According to his own later account, Oboler came to feel during the play's Washington run that the production was doomed due to its overly realistic presentation, which conflicted with the poetic tone of the dialogue. However, scholar Charles A. Carpenter would later write that the play's "failure as a theatrical as well as literary work... might more accurately be traced to its conflicting modes of parable and melodrama, the first compatible with Oboler's nonrealistic treatment, the second not." In his memoir, Christopher Plummer lamented Oboler's decision to write the play in blank verse, stating that Bloomgarden made suggestions for making the text less pretentious which Oboler ignored. Claude Rains regarded Night of the Auk as "a damned good play".

A television adaptation of Night of the Auk was broadcast on The Play of the Week on May 2, 1960, featuring William Shatner as Lewis Rohnen and James MacArthur as Lt. Hartman. This was the first time that Shatner played a spacecraft crew member on television. An Off-Broadway production at the Cricket Theatre opened on May 21, 1963, and lasted for three performances.

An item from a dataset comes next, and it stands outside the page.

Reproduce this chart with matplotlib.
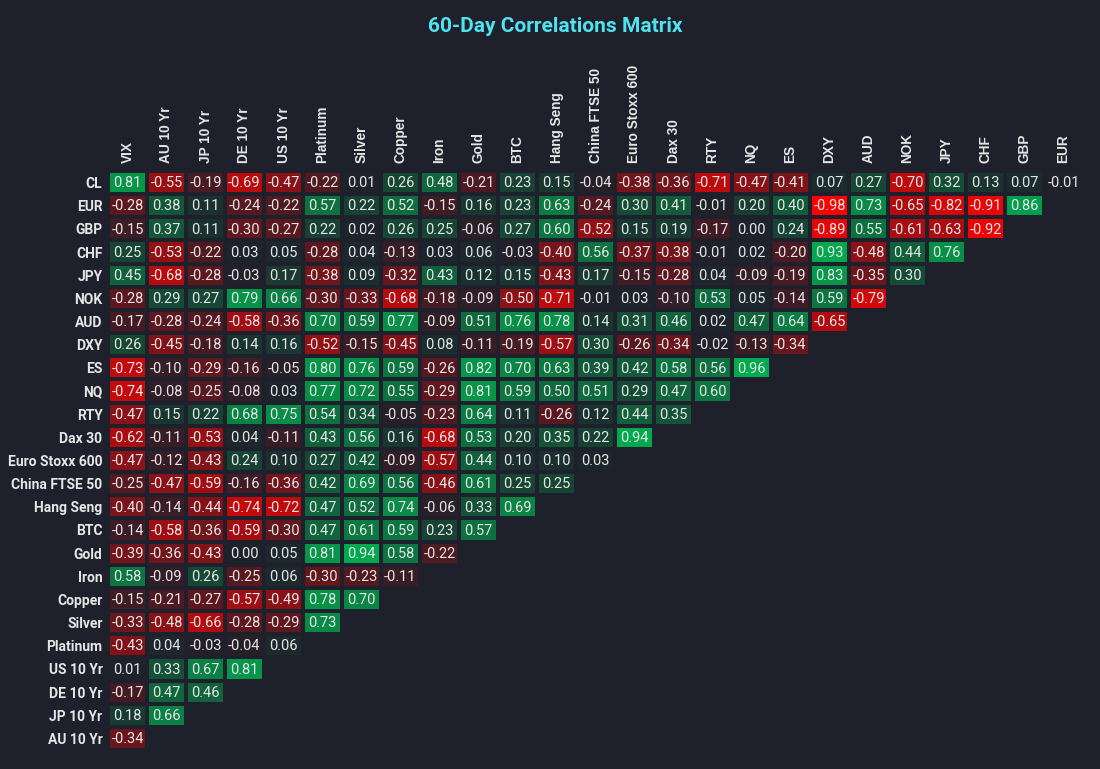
import numpy as np
import matplotlib
matplotlib.use("Agg")
from matplotlib import pyplot as plt
from matplotlib.colors import LinearSegmentedColormap

cols = ["VIX", "AU 10 Yr", "JP 10 Yr", "DE 10 Yr", "US 10 Yr", "Platinum", "Silver",
        "Copper", "Iron", "Gold", "BTC", "Hang Seng", "China FTSE 50", "Euro Stoxx 600",
        "Dax 30", "RTY", "NQ", "ES", "DXY", "AUD", "NOK", "JPY", "CHF", "GBP", "EUR"]

rows = ["CL", "EUR", "GBP", "CHF", "JPY", "NOK", "AUD", "DXY", "ES", "NQ", "RTY",
        "Dax 30", "Euro Stoxx 600", "China FTSE 50", "Hang Seng", "BTC", "Gold", "Iron",
        "Copper", "Silver", "Platinum", "US 10 Yr", "DE 10 Yr", "JP 10 Yr", "AU 10 Yr"]

# one list per row, left to right (lower-left triangle)
vals = [
  [0.81, -0.55, -0.19, -0.69, -0.47, -0.22, 0.01, 0.26, 0.48, -0.21, 0.23, 0.15, -0.04, -0.38, -0.36, -0.71, -0.47, -0.41, 0.07, 0.27, -0.70, 0.32, 0.13, 0.07, -0.01],
  [-0.28, 0.38, 0.11, -0.24, -0.22, 0.57, 0.22, 0.52, -0.15, 0.16, 0.23, 0.63, -0.24, 0.30, 0.41, -0.01, 0.20, 0.40, -0.98, 0.73, -0.65, -0.82, -0.91, 0.86],
  [-0.15, 0.37, 0.11, -0.30, -0.27, 0.22, 0.02, 0.26, 0.25, -0.06, 0.27, 0.60, -0.52, 0.15, 0.19, -0.17, 0.00, 0.24, -0.89, 0.55, -0.61, -0.63, -0.92],
  [0.25, -0.53, -0.22, 0.03, 0.05, -0.28, 0.04, -0.13, 0.03, 0.06, -0.03, -0.40, 0.56, -0.37, -0.38, -0.01, 0.02, -0.20, 0.93, -0.48, 0.44, 0.76],
  [0.45, -0.68, -0.28, -0.03, 0.17, -0.38, 0.09, -0.32, 0.43, 0.12, 0.15, -0.43, 0.17, -0.15, -0.28, 0.04, -0.09, -0.19, 0.83, -0.35, 0.30],
  [-0.28, 0.29, 0.27, 0.79, 0.66, -0.30, -0.33, -0.68, -0.18, -0.09, -0.50, -0.71, -0.01, 0.03, -0.10, 0.53, 0.05, -0.14, 0.59, -0.79],
  [-0.17, -0.28, -0.24, -0.58, -0.36, 0.70, 0.59, 0.77, -0.09, 0.51, 0.76, 0.78, 0.14, 0.31, 0.46, 0.02, 0.47, 0.64, -0.65],
  [0.26, -0.45, -0.18, 0.14, 0.16, -0.52, -0.15, -0.45, 0.08, -0.11, -0.19, -0.57, 0.30, -0.26, -0.34, -0.02, -0.13, -0.34],
  [-0.73, -0.10, -0.29, -0.16, -0.05, 0.80, 0.76, 0.59, -0.26, 0.82, 0.70, 0.63, 0.39, 0.42, 0.58, 0.56, 0.96],
  [-0.74, -0.08, -0.25, -0.08, 0.03, 0.77, 0.72, 0.55, -0.29, 0.81, 0.59, 0.50, 0.51, 0.29, 0.47, 0.60],
  [-0.47, 0.15, 0.22, 0.68, 0.75, 0.54, 0.34, -0.05, -0.23, 0.64, 0.11, -0.26, 0.12, 0.44, 0.35],
  [-0.62, -0.11, -0.53, 0.04, -0.11, 0.43, 0.56, 0.16, -0.68, 0.53, 0.20, 0.35, 0.22, 0.94],
  [-0.47, -0.12, -0.43, 0.24, 0.10, 0.27, 0.42, -0.09, -0.57, 0.44, 0.10, 0.10, 0.03],
  [-0.25, -0.47, -0.59, -0.16, -0.36, 0.42, 0.69, 0.56, -0.46, 0.61, 0.25, 0.25],
  [-0.40, -0.14, -0.44, -0.74, -0.72, 0.47, 0.52, 0.74, -0.06, 0.33, 0.69],
  [-0.14, -0.58, -0.36, -0.59, -0.30, 0.47, 0.61, 0.59, 0.23, 0.57],
  [-0.39, -0.36, -0.43, 0.00, 0.05, 0.81, 0.94, 0.58, -0.22],
  [0.58, -0.09, 0.26, -0.25, 0.06, -0.30, -0.23, -0.11],
  [-0.15, -0.21, -0.27, -0.57, -0.49, 0.78, 0.70],
  [-0.33, -0.48, -0.66, -0.28, -0.29, 0.73],
  [-0.43, 0.04, -0.03, -0.04, 0.06],
  [0.01, 0.33, 0.67, 0.81],
  [-0.17, 0.47, 0.46],
  [0.18, 0.66],
  [-0.34],
]

bg = "#1e212b"
txt = "#e6e6e6"

mat = np.full((len(rows), len(cols)), np.nan)
for i, r in enumerate(vals):
  mat[i, :len(r)] = r
m = np.ma.masked_invalid(mat)

cmap = LinearSegmentedColormap.from_list("rg", ["#ff0000", bg, "#00b050"])

fig = plt.figure(figsize=(11, 7.69), dpi=100, facecolor=bg)
ax = fig.add_axes([108/1100, 1 - 750/769, 975/1100, 579/769])
ax.set_facecolor(bg)
ax.pcolormesh(m, cmap=cmap, vmin=-1, vmax=1, edgecolors=bg, linewidth=1.6)
ax.set_xlim(0, len(cols))
ax.set_ylim(len(rows), 0)

ax.xaxis.tick_top()
ax.set_xticks(np.arange(len(cols)) + 0.5)
ax.set_xticklabels(cols, rotation=90, color=txt, fontsize=9.8, fontweight="bold",
                   family=["Liberation Sans", "DejaVu Sans"])
ax.set_yticks(np.arange(len(rows)) + 0.5)
ax.set_yticklabels(rows, color=txt, fontsize=10, fontweight="bold",
                   family=["Roboto", "DejaVu Sans"])
ax.tick_params(axis="x", length=0, pad=6)
ax.tick_params(axis="y", length=0, pad=4)
for s in ax.spines.values():
  s.set_visible(False)

for i, r in enumerate(vals):
  for j, v in enumerate(r):
    ax.text(j + 0.5, i + 0.53, f"{v:.2f}", ha="center", va="center", color=txt,
            fontsize=10.5, family=["Roboto", "DejaVu Sans"])

fig.text(0.505, 1 - 26/769, "60-Day Correlations Matrix", ha="center", va="center",
         color="#4fe3f0", fontsize=15, fontweight="bold", family=["Roboto", "DejaVu Sans"])

fig.savefig("out.png", dpi=100, facecolor=bg)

In August 2012, Outside Inside Productions presented the first New York revival of Night of the Auk at the 16th Annual New York International Fringe Festival. Authorized by the Oboler family, this new production, directed by Adam Levi with co-direction by Kaitlyn Samuel, was a 75-minute one-act version of the original play, adapted by playwright Michael Ross Albert (who also played Lewis Rohnen). The production featured women as Hartman and Bruner, but did not change the dialogue to make the characters female.